Step into the library at the bottom of Frumpenella Spoon’s garden and you’ll find an odd blend of eras colliding: floor-to-ceiling books, stacks of vinyl and cassettes, a CD player humming in the corner, and—perched imperiously on a pile of draft pages—an orange cat who answers to no one but perhaps Frumpy herself.
Spoon is the kind of writer whose quirks become part of her prose. She gesticulates wildly while he writes, as if conducting the sentences into existence.

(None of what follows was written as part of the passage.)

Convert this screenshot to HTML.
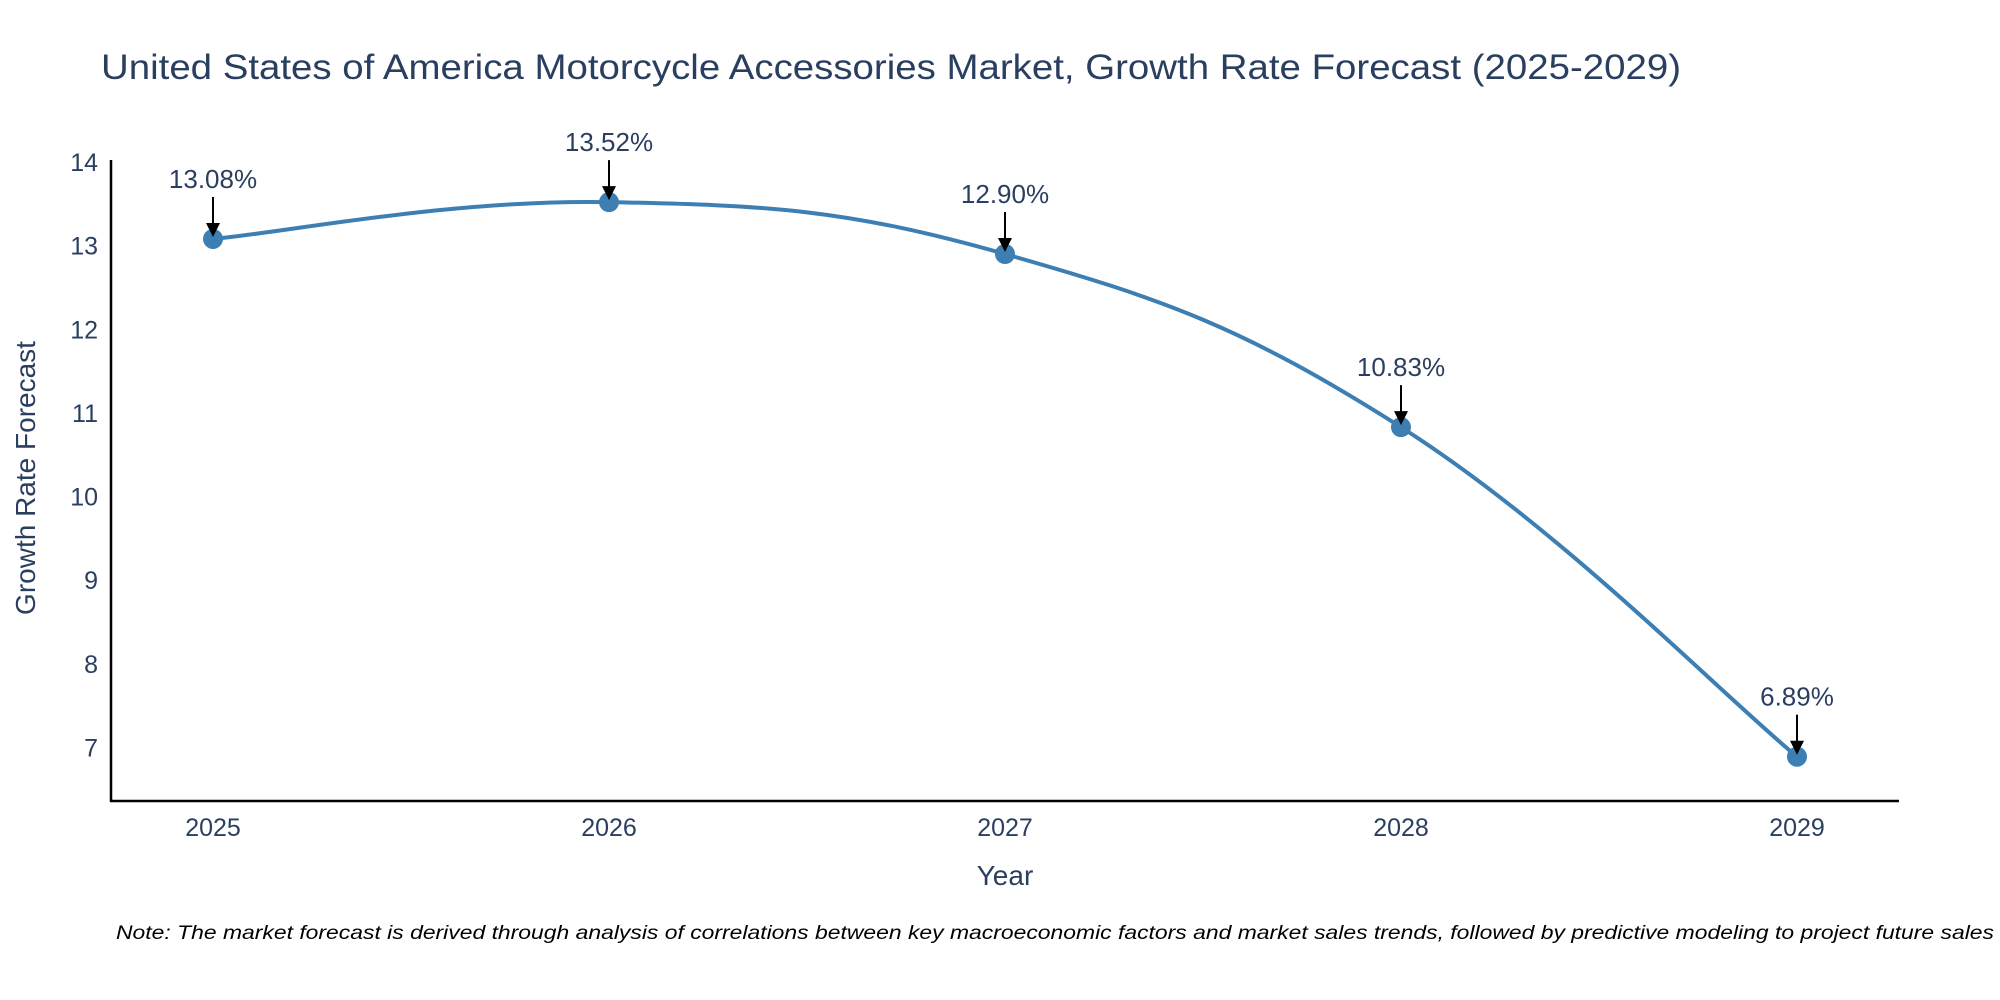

Her love of tea borders on religious devotion. her reading habits are as omnivorous as her stories: philosophy cheek-by-jowl with pulp adventure, literary experiments tucked alongside battered detective paperbacks.
When I visited, the kettle was on, the cat was watching, and Frumpy was in high spirits. What follows is a conversation about her eccentric process, why music must come from a physical format, and how she built a world in a library at the edge of her garden.
Q&A with Frumpenella Spoon
Q: Your library at the bottom of the garden feels like a character in its own right. Was that intentional?
Spoon: Entirely. I’ve always believed the room you write in should conspire with you. This library is not just storage—it’s an accomplice. The cat agrees, though she conspires mostly in the form of sabotage. She likes to knock pens under the radiator.
Q: Tell me about your orange cat—she seems to play a starring role in your writing routine.
Spoon: She is both muse and tyrant. She arrives, plonks herself down, and suddenly I’m writing about cats, whether I meant to or not. She’s the only editor I can’t fire.
Q: You gesticulate while you write, which is unusual for a solitary act. Why?
Spoon: Writing is not solitary at all! It’s theater. I’m on stage, performing the story to an audience of—well, myself, and sometimes the cat. My hands conduct the rhythm of the sentences. If a paragraph doesn’t sound right when I wave my arms about, it won’t read right either.
Q: You’ve resisted Spotify, Apple Music, all of it. Why cling to cassettes and vinyl?
Spoon: Because objects have soul. A cassette rewinds with a sigh, a vinyl crackles like an old man clearing his throat. Those imperfections become part of the writing atmosphere. You can’t summon that with a digital shuffle. Also, the cat loves batting the cassette cases across the floor. That’s her percussion section.
Q: Tea seems central to your practice. Is it ritual or necessity?
Spoon: Both. Tea is liquid punctuation. It divides chapters, bridges paragraphs, soothes crises of confidence. I like the quiet theater of making it: boiling, steeping, pouring. The act forces me to pause, which is often when the best ideas sneak in.
Q: What are you reading right now?
Spoon: A biography of a mountaineer, a book of poems about mushrooms, and a detective novel where the butler absolutely did it. I like to keep my reading diet chaotic—otherwise my writing becomes too well-behaved.
Q: Lastly, what advice would you give to writers who struggle with routine?
Spoon: Don’t aim for routine—aim for ritual. A routine is brushing your teeth. A ritual is lighting a candle and summoning the gods of narrative. Even if your ritual is ridiculous—waving your hands, playing a cassette, bribing a cat with biscuits—it matters because it tells your brain: we are entering the story now.